A short-form version for LinkedIn extends reach among peers and existing clients. Each format has a different audience and a different signal function in the overall credibility system. Layer 3: A defined production cadence. The system only compounds if it runs consistently. That means defined roles, whether an attorney drafts and a writer edits, or the reverse, and a defined publication schedule that is treated as a firm commitment rather than an aspiration.
One non-obvious element of this system is what I call reactivation content. Most law firm publications are written once and never referenced again. A piece published eighteen months ago about a regulatory change may still be highly relevant, and linking to it from new content, updating it with current developments, and redistributing it through appropriate channels extracts significantly more value from the original investment. The firms that build the most durable B2B authority are not the ones publishing the most.
They are the ones whose published positions are coherent, current, and consistently connected to each other.
7What to Measure and What to Ignore: B2B Law Firm Marketing Metrics That Actually Matter
The metrics most commonly reported in law firm marketing reviews, website visitors, social media impressions, email open rates, are easy to produce and nearly useless for evaluating whether your marketing is producing B2B mandates. The metrics that matter for B2B legal marketing are concentrated in three areas: source attribution, pipeline quality, and content utility. Source attribution asks where each new matter originated. Not 'the website' as a category, but the specific path: did this client search for a specific legal question, find a piece of published content, and then contact the firm?

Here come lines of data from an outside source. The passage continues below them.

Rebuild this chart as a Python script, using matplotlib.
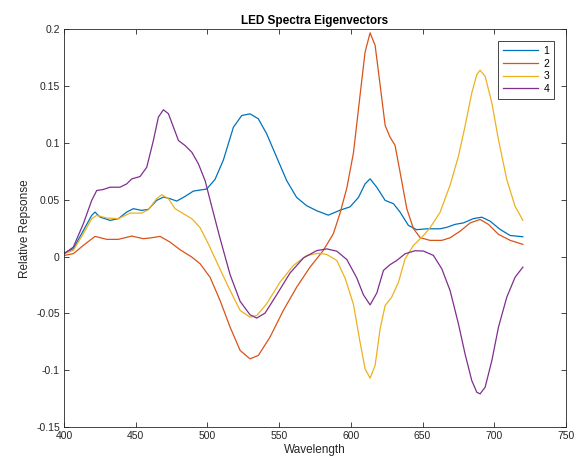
import matplotlib
matplotlib.use('Agg')
import matplotlib.pyplot as plt

plt.rcParams['font.family'] = ['Liberation Sans', 'DejaVu Sans']

# eigenvector curves (wavelength, value)
wl1 = [400, 406.5, 413.5, 419.3, 421.6, 425.1, 432.1, 437.9, 443.7, 448.3, 454.1, 458.8, 464.6,
       469.3, 473.9, 478.6, 484.4, 490.2, 499.5, 505.3, 511.1, 518.1, 523.9, 529.7, 535.5,
       541.3, 548.3, 555.3, 562.2, 569.2, 576.2, 584.3, 592.5, 599.4, 605.3, 609.9, 613.4,
       618.1, 623.9, 629.7, 634.3, 640.1, 645.9, 652.9, 662.2, 666.9, 672.7, 678.5, 685.5,
       691.3, 697.1, 704.1, 711.1, 719.9]
ev1 = [0.003, 0.007, 0.023, 0.0363, 0.0392, 0.0348, 0.0319, 0.0334, 0.0392, 0.0422, 0.0407,
       0.0416, 0.0495, 0.0524, 0.051, 0.0489, 0.053, 0.0577, 0.0595, 0.068, 0.085, 0.1139,
       0.1242, 0.1257, 0.1213, 0.1081, 0.0874, 0.0668, 0.0521, 0.0448, 0.0404, 0.0365, 0.0409,
       0.0438, 0.0521, 0.064, 0.0685, 0.061, 0.0495, 0.0466, 0.0392, 0.0275, 0.0237, 0.0245,
       0.0245, 0.0258, 0.0284, 0.0297, 0.0335, 0.0347, 0.0312, 0.0239, 0.0186, 0.0175]

wl2 = [400, 406.5, 413.5, 421.6, 429.8, 437.9, 447.2, 455.3, 460, 467, 473.9, 480.9, 489.1, 494.9,
       501.8, 508.8, 515.8, 522.8, 529.7, 535.5, 543.6, 552.9, 562.2, 571.5, 580.8, 587.8,
       592.5, 597.2, 601.8, 606.4, 609.9, 613.4, 616.9, 620.4, 623.9, 627.3, 630.8, 634.3,
       639, 643.6, 648.3, 655.2, 663.4, 669.2, 676.2, 683.2, 690.1, 695.9, 702.9, 711.1, 719.9]
ev2 = [0.001, 0.0026, 0.0099, 0.0178, 0.0152, 0.0152, 0.0181, 0.0158, 0.0164, 0.0178, 0.0128,
       0.0061, -0.0004, -0.0063, -0.0181, -0.0386, -0.0621, -0.0826, -0.09, -0.087, -0.0709,
       -0.0474, -0.0269, -0.0093, 0.0055, 0.0202, 0.0385, 0.0605, 0.0913, 0.142, 0.18, 0.197,
       0.186, 0.151, 0.1155, 0.1052, 0.098, 0.0744, 0.0422, 0.0247, 0.0167, 0.0143, 0.0143,
       0.0166, 0.0224, 0.0297, 0.0327, 0.0284, 0.0196, 0.0143, 0.0108]

wl3 = [400, 406.5, 413.5, 419.3, 422.8, 429.8, 437.9, 446, 454.1, 458.8, 464.6, 468.1, 472.8,
       477.4, 483.2, 489.1, 494.9, 500.7, 506.5, 514.7, 522.8, 529.7, 534.4, 541.3, 550.6,
       559.9, 569.2, 577.4, 583.2, 590.2, 596, 601.8, 606.4, 609.9, 613.4, 616.9, 620.4, 623.9,
       628.5, 633.2, 637.8, 643.6, 650.6, 655.2, 662.2, 669.2, 675, 679.6, 684.3, 687.8, 690.1,
       693.6, 698.3, 702.9, 708.7, 714.5, 719.9]
ev3 = [0.0025, 0.0055, 0.0202, 0.0334, 0.0363, 0.034, 0.0334, 0.0383, 0.0383, 0.0413, 0.051,
       0.0545, 0.051, 0.0422, 0.0378, 0.0334, 0.0255, 0.011, -0.0048, -0.0269, -0.0474,
       -0.0533, -0.0518, -0.0415, -0.0225, -0.0078, 0.001, 0.003, 0.0019, -0.0034, -0.019,
       -0.042, -0.0753, -0.0988, -0.107, -0.0958, -0.0635, -0.043, -0.0356, -0.0225, -0.0019,
       0.0098, 0.0186, 0.0254, 0.039, 0.063, 0.0884, 0.1148, 0.1441, 0.1602, 0.1641, 0.1588,
       0.1353, 0.103, 0.0678, 0.0443, 0.032]

wl4 = [400, 406.5, 413.5, 419.3, 422.8, 427.4, 432.1, 439, 443.7, 447.2, 453, 457.7, 462.3, 465.8,
       469.3, 472.8, 476.3, 479.8, 484.4, 489.1, 493.7, 498.4, 502.4, 508.8, 515.8, 522.8,
       529.7, 534.4, 540.2, 548.3, 557.6, 567, 576.2, 583.2, 590.2, 597.2, 604.1, 608.7, 613.4,
       618.1, 622.7, 627.3, 632, 637.8, 644.8, 650.6, 657.5, 663.4, 669.2, 675, 679.6, 684.3,
       687.8, 690.1, 693.6, 698.3, 702.9, 708.7, 714.5, 719.9]
ev4 = [0.0025, 0.0084, 0.029, 0.0495, 0.0582, 0.0591, 0.0611, 0.0611, 0.064, 0.0684, 0.0705,
       0.0787, 0.1022, 0.1228, 0.1293, 0.1258, 0.114, 0.1022, 0.0978, 0.0919, 0.0817, 0.0668,
       0.047, 0.016, -0.0159, -0.0394, -0.0512, -0.0541, -0.0497, -0.0335, -0.0144, -0.0011,
       0.0053, 0.0068, 0.0048, -0.0026, -0.0187, -0.0335, -0.0425, -0.032, -0.0122, -0.0071,
       -0.0034, 0.0025, 0.0052, 0.0049, 0.0011, -0.0107, -0.030, -0.0592, -0.0856, -0.1091,
       -0.1194, -0.1208, -0.115, -0.0915, -0.0621, -0.0357, -0.0181, -0.0093]

labels = ['1', '2', '3', '4']
colors = ['#0072BD', '#D95319', '#EDB120', '#7E2F8E']

#%%
fig = plt.figure(figsize=(5.84, 4.65), dpi=100)
ax = fig.add_axes([0.1096, 0.0817, 0.8596, 0.855])

for wl, ev, lab, c in zip([wl1, wl2, wl3, wl4], [ev1, ev2, ev3, ev4], labels, colors):
    ax.plot(wl, ev, color=c, linewidth=0.9, label=lab, solid_joinstyle='round')

ax.set_xlim(400, 750)
ax.set_ylim(-0.15, 0.2)
ax.set_xticks([400, 450, 500, 550, 600, 650, 700, 750])
ax.set_yticks([-0.15, -0.1, -0.05, 0, 0.05, 0.1, 0.15, 0.2])
ax.set_yticklabels(['-0.15', '-0.1', '-0.05', '0', '0.05', '0.1', '0.15', '0.2'])
ax.tick_params(direction='in', top=True, right=True, labelsize=7.5, length=3.5, width=0.6,
               colors='#262626', pad=3)
for s in ax.spines.values():
    s.set_linewidth(0.6)
    s.set_color('#262626')

ax.set_xlabel('Wavelength', fontsize=8.5, color='#262626', labelpad=2)
ax.set_ylabel('Relative Repsonse', fontsize=8.5, color='#262626', labelpad=4)
ax.set_title('LED Spectra Eigenvectors', fontsize=8.5, fontweight='bold', pad=4)

leg = ax.legend(loc='upper right', fontsize=7.5, fancybox=False, edgecolor='#262626',
                framealpha=1, handlelength=3.4, handletextpad=0.5, labelspacing=0.25,
                borderaxespad=1.15, borderpad=0.45)
leg.get_frame().set_linewidth(0.6)

plt.savefig('out.png', dpi=100)
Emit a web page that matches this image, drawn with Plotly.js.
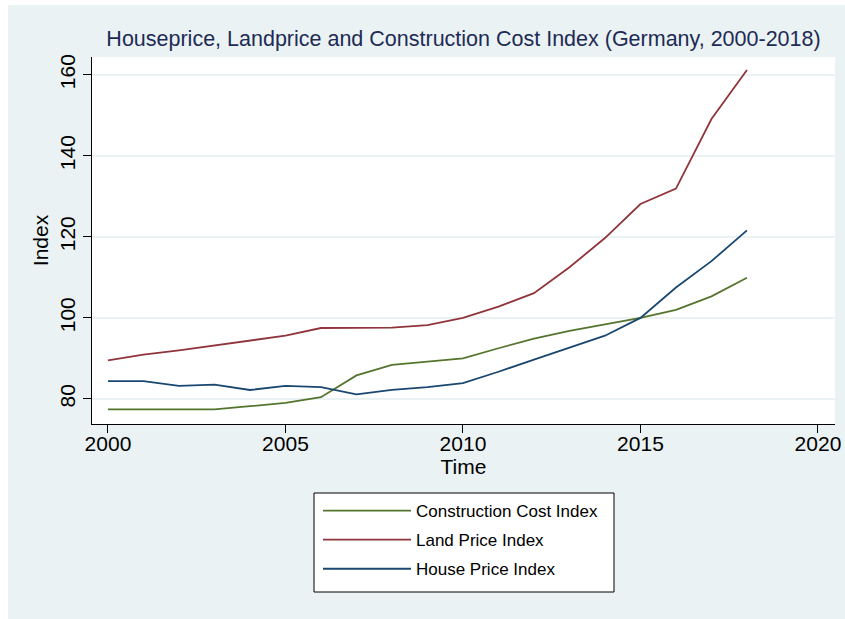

Did they come through a referral from a specific source? Did they encounter an attorney at an industry event? Tracking source attribution consistently, even in a simple CRM, reveals which marketing investments are actually producing work. Pipeline quality evaluates the composition of your inquiry flow.
Are the businesses inquiring the size and type you want to work with? Are the matters inquired about in your core practice areas? A firm that receives many inquiries but mostly from clients outside their target profile has a targeting problem in their marketing, not a volume problem. Content utility measures whether your published content is reaching and influencing the buyers you want.
This is harder to measure directly, but proxy indicators include: which pieces are being read by visitors who subsequently contact the firm, which pieces are being shared by referral sources, and which pieces are being referenced in initial client conversations. Attorneys who ask 'how did you find us' in early conversations and record the answers build this data set over time. Vanity metrics are not worthless.
A significant drop in website traffic or a pattern of declining search visibility may indicate a technical problem worth investigating. But they should never be the primary metrics in a B2B law firm marketing review. The primary question is always: is this program producing the right clients at a reasonable cost of acquisition?
For firms operating on a constrained marketing budget, clear metric attribution is especially important. Knowing which channels are producing mandates allows you to concentrate investment rather than spreading it across activities that feel productive but are not measurable.